Plutarque, Vies, Tome III, 3, Coriolan, Texte établi et traduit par R. Flacelière et É. Chambry, Paris, les Belles Lettres, 1964

Dans une Grèce arborée, le chêne était l’objet d’une vénération, dans l’oracle de Dodone, consacré à Zeus. Les prêtresses, les Péléiades, y exerçaient la dendromancie : le vent faisait remuer les feuilles dont le frémissement était interprété, selon une forme de divination probablement primitive. En Crète également, sur l’Ida, le petit Zeus fut transporté dès sa naissance, dans l’antre de Dicté, où son berceau d’or fut suspendu aux branches d’un chêne sacré, représentant sa mère absente, Rhéa, déesse du chêne. Mais il y avait d’autres chênes sacrés : sur le mont Lycée en Arcadie, le prêtre de Zeus faisait tremper un rameau de chêne pour faire tomber la pluie (Zeus étant considéré comme le dieu de l’orage et de la pluie fécondante). En Italie, le chêne n’était pas moins honoré : selon Virgile (Énéide, VIII), les sept collines de Rome étaient couvertes de bois de chêne dédié à Jupiter et le premier temple du Roi des Dieux avait été édifié auprès d’un chêne vénéré. Le Mont Coelius s’appelait jadis la montagne du Bois de Chêne (Varron, De Lingua latina, V, 49). La dévotion au chêne s’expliquait aussi par les bienfaits qu’on lui attribuait (Théophraste, Histoire des plantes, III, 7) : solidité, excroissance très utilisée en teinture et médecine. Séchés et moulus, les glands fournissaient notamment un pain qui fut consommé, en période de disette, jusqu’au XVIIIe s.

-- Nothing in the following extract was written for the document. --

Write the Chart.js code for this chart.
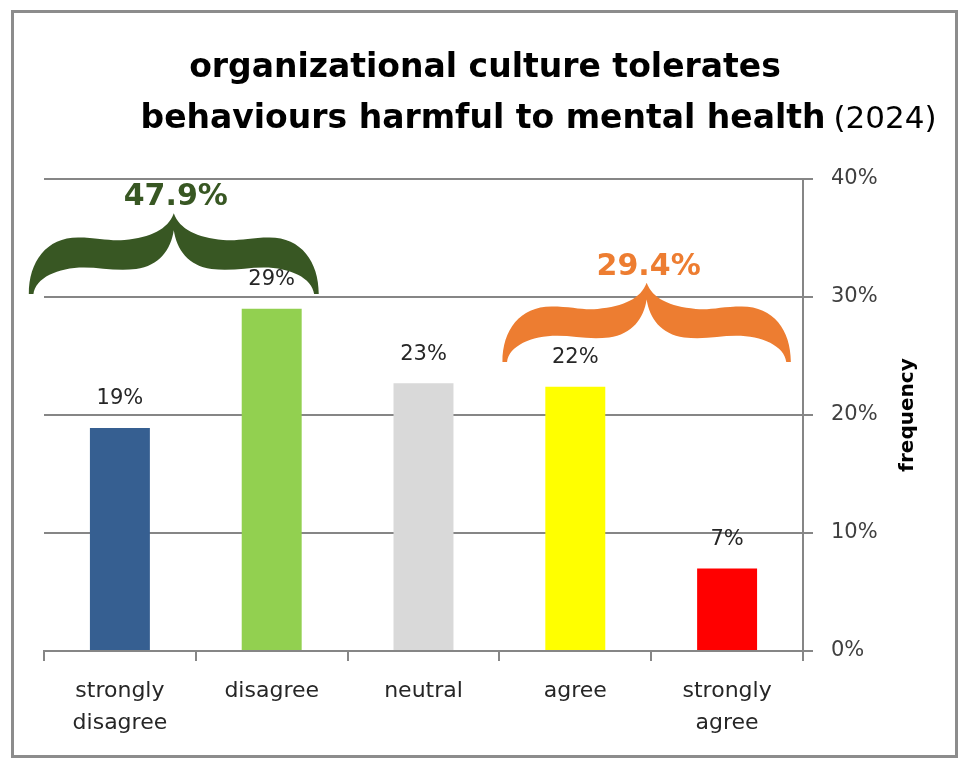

Mais le culte du chêne est un apanage du monde celtique : les Romains furent émerveillés par les immenses forêts de chênes de la Germanie, qu’ils pensaient contemporains de l’origine du monde et presque immortels. Pour ne pas pénétrer la forêt du monde celtique, nous voudrions redresser une idée déjà présente chez les auteurs anciens, qui fait dériver le mot druide, par étymologisation grecque, de drus(le chêne). Les celtisants le font venir de la racine dru-vid (le vid- indo-européen de la vue et de la connaissance dans uideoet oida) et qui voudrait dire « le très savant, le très sage ». En revanche, les chênes ont bien marqué la toponymie de notre pays : le cassanos gaulois, d’où chêne, a produit des noms en quesn- (Quesnoy), en cass- (Cassaigne), en cha- (Chanoz) et en -che- (Chesny) ; le romain robur(chêne rouvre) a donné Rouveray, Rouet, la Ravoire, Reuves ; le germanique Eiche explique Ecques et Eecke. Pour détourner l’expression proverbiale antique d’Hésiode et Homère : on peut compter sur le bon vieux chêne comme sur le rocher.